Поезд "Саратов-Москва" показался вдали, и вся разноликая блистательная толпа торжественного кортежа, немедленно нарушив ряды, с воплями и грохотом ринулась на нужную платформу, заволокла ее всю, потекла к предполагаемому месту пятнадцатого вагона. "Наше имя — Эдуард Лимонов!!! Наше имя — Эдуард Лимонов!!! Наше имя — Эдуард Лимонов!.." — рванула звуковая бомба в центре Москвы. Тесно было, как на перроне, с зонтами здесь делать было нечего, развернутые флаги и транспарант, как переборки, сдерживали людское давление, не давая кортежу разлететься в клочья. Поезд уже близко, последние лихорадочные приготовления, кто-то страдает над предательской оберткой "шампанского", кто-то потерял очки — их уже раздавили, кто-то решил, пользуясь случаем, сигануть под колеса… Несчастные репортеры с нелепыми складными лесенками в руках рьяно пытались продраться сквозь живой лес туловищ и конечностей, чтобы исполнить свой профессиональный долг и первыми обосрать вождя в новостной передаче родного канала — но их не пускали и скидывали за борт. Наконец, под всеобщий гул и стук сердец, поезд подплывает и замирает. Тихо… Дверь открывается… Выпорхнула спешащая домой москвичка… Тишина… Вот он! Вождь! Выходит! Свободен! "Здравствуй, Василий Иванович!" — произнес с правильной интонацией Вождь и, словно муравьиная царица, влился во всеобщую жизнь и ликование, не растворяясь, однако, в нем.

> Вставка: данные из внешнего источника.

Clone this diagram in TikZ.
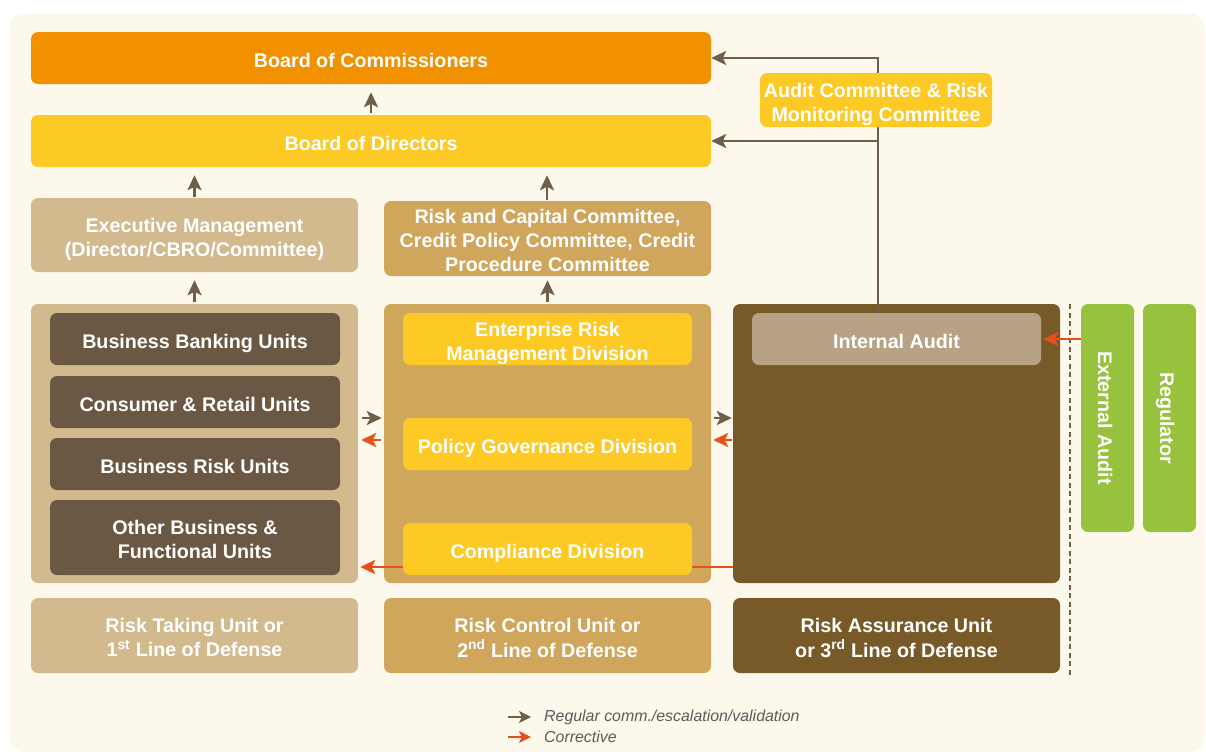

Нацболовский хаос, обретший, наконец, свое истинное солнце, ринулся прочь из вокзала, поскорее на простор Москвы, на ходу обретая порядок и стройность. Во всеобщей спешке трудно было разобрать детали. Мелькали знамена, фотокамеры, лесенки, сломанные зонты. Ошеломленные лица прибывших вместе с Лимоновым пассажиров проносились в окнах замершего поезда. Дождь из "шампанского" был сладок. Кто-то на бегу орал в мегафон, но его звук не поспевал за нацболами. Кажется, к Лимонову подводили белого коня, но он сам, в окружении своей партии, быстрее всех скакунов очутился бы на воле. Очень быстро, вопя лозунги, сотрясая стены и души зевак, процессия вылетала из-под вокзального павильона. Злая бабулька была задавлена, бомж был подхвачен и унесен на территорию конкурентов, мороженщица за полминуты сделала дневную выручку и побежала вступать в НБП. Вот процессия, скандируя "Лимонов! Лимонов!", преодолела последний вокзальный зал с высокими сводами — казалось, что ты просунул голову в звонящий колокол, и перепонки вот-вот лопнут. Двери, лестница, площадь, Москва, ура! Толпа вытряхнулась из Павелецкого вокзала и оказалась вдруг посреди необъятного города. С разбегу остановилась. Оглянулась по сторонам — разгоряченная, радостная, очутившаяся в лакомых угодьях славы и долгой борьбы. Подтянулась, поправила повязки, бережно свернула, до поры, знамена. И, заговорщицки улыбаясь, отправилась заниматься делом — кто к репортерам, кто на заводы, институты, подвалы — растекаясь по мегаполису тонкими солнечными струйками.